Clean Code and Design Principles Complete Guide
- Introduction to Clean Code and Software Design Principles
- Writing Meaningful Variable Names
- Designing Good Functions and Classes
- Software Design Principles - I (DRY, YAGNI, KISS, etc)
- Software Design Principles - II (Abstraction, Extensibility, Cohesion)
- Software Design Principles - III (SOLID Principles)
SOLID Design Principles are a set of five software design principles promoted by Robert C. Martin (Uncle Bob) in his paper "Design Principles and Design Patterns".
The SOLID principles aim to make software design easy to understand, maintain, and, flexible.
The SOLID Design Principles are:
- Single-responsibility principle: "There should never be more than one reason for a class to change." In other words, every class should have only one responsibility.
- Open-Closed principle: "Software entities ... should be open for extension, but closed for modification."
- Liskov substitution principle: "Functions that use pointers or references to base classes must be able to use objects of derived classes without knowing it".
- Interface segregation principle: "Many client-specific interfaces are better than one general-purpose interface."
- Dependency inversion principle: "Depend upon abstractions, [not] concretions."

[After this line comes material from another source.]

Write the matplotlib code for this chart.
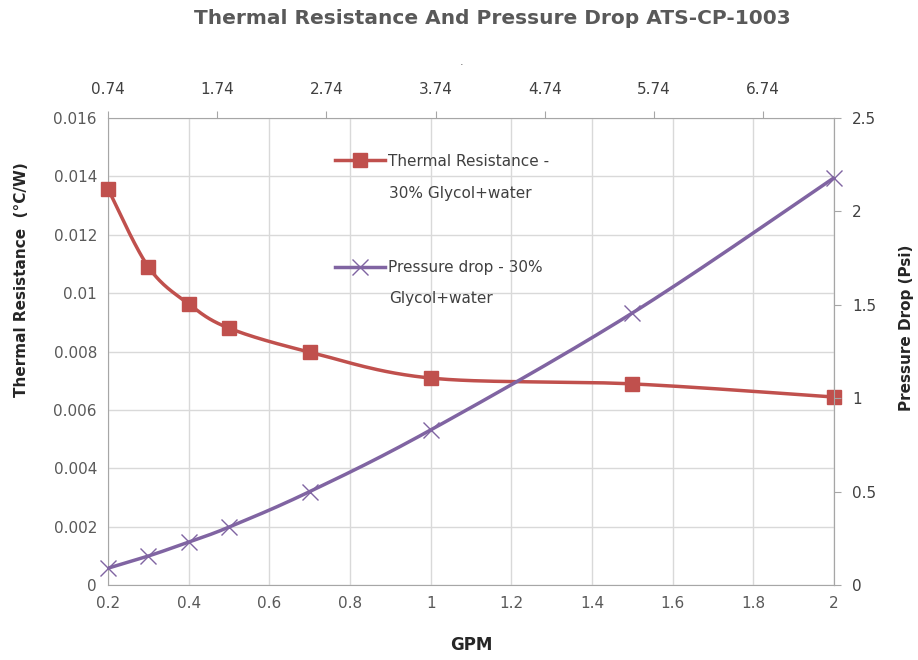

Before we get into understanding each of the five principles in-depth, let's note these three points:
- Make sure that classes interact with each other through interfaces.
- Create small classes that do a single thing.
- Create small interfaces such that a class only has to implement functionalities that it should.
The above three points if followed well will also result in following the SOLID principles.
Single Responsibility Principle (SRP)
The Single Responsibility Principle states that there should never be more than one reason for a class to change. In other words, every class should have only one responsibility.
If there are two reasons to change a class then it has more than one responsibility and should be split. Having multiple reasons to change means that the module has high coupling.
The more responsibilities your class has, the more often you'll need to change it. Since they won't be independent of each other, change to one responsibility may affect the other.
Open-Closed Principle (OCP)
The Open-Closed Principle states that a software entity (class, module, function) should be open for extension but closed for modification. We should write our modules so that they can be extended, without requiring them to be modified.
Open for extension: A class should be extensible, i.e., we should be able to make a class behave in different ways as new requirements come.
Closed for modification: The extension should happen without any modification to the class.
This can be achieved through abstraction, i.e., by creating interfaces. Interfaces should not change based on new requirements. Interfaces are extensible and new requirements can be taken care of by implementing classes.
Liskov Substitution Principle (LSP)
The Liskov Substitution Principle states that subclasses should be substitutable for their base classes. Derived classes should be substitutable for their base classes wherever the derived class is used.
A client using a base class should continue to function properly even if a derived class is passed to it. This means that we should be able to pass an object of class B to any function that expects an object of class A given that class B is a subclass of class A.
Dependency Inversion Principle (DIP)
The Dependency Inversion Principle states that "Depend upon abstractions, [not] concretions". This means that classes should depend on abstractions (interfaces) of other classes instead of the concrete implementations.
The dependencies are inverted as the concrete classes depend upon abstractions instead of being dependent upon by other classes.
Interface Segregation Principle (ISP)
The Interface Segregation Principle states that many client-specific interfaces are better than one general-purpose interface.
Clients should not be forced to depend upon interfaces that they do not use. It is better to have smaller interfaces than fewer, fatter interfaces. An interface should be dependent more on the code that calls it rather than the code that implements it.
Therefore, a class should be implementing different interfaces created based on the different types of clients. Each of these interfaces might have common methods as well.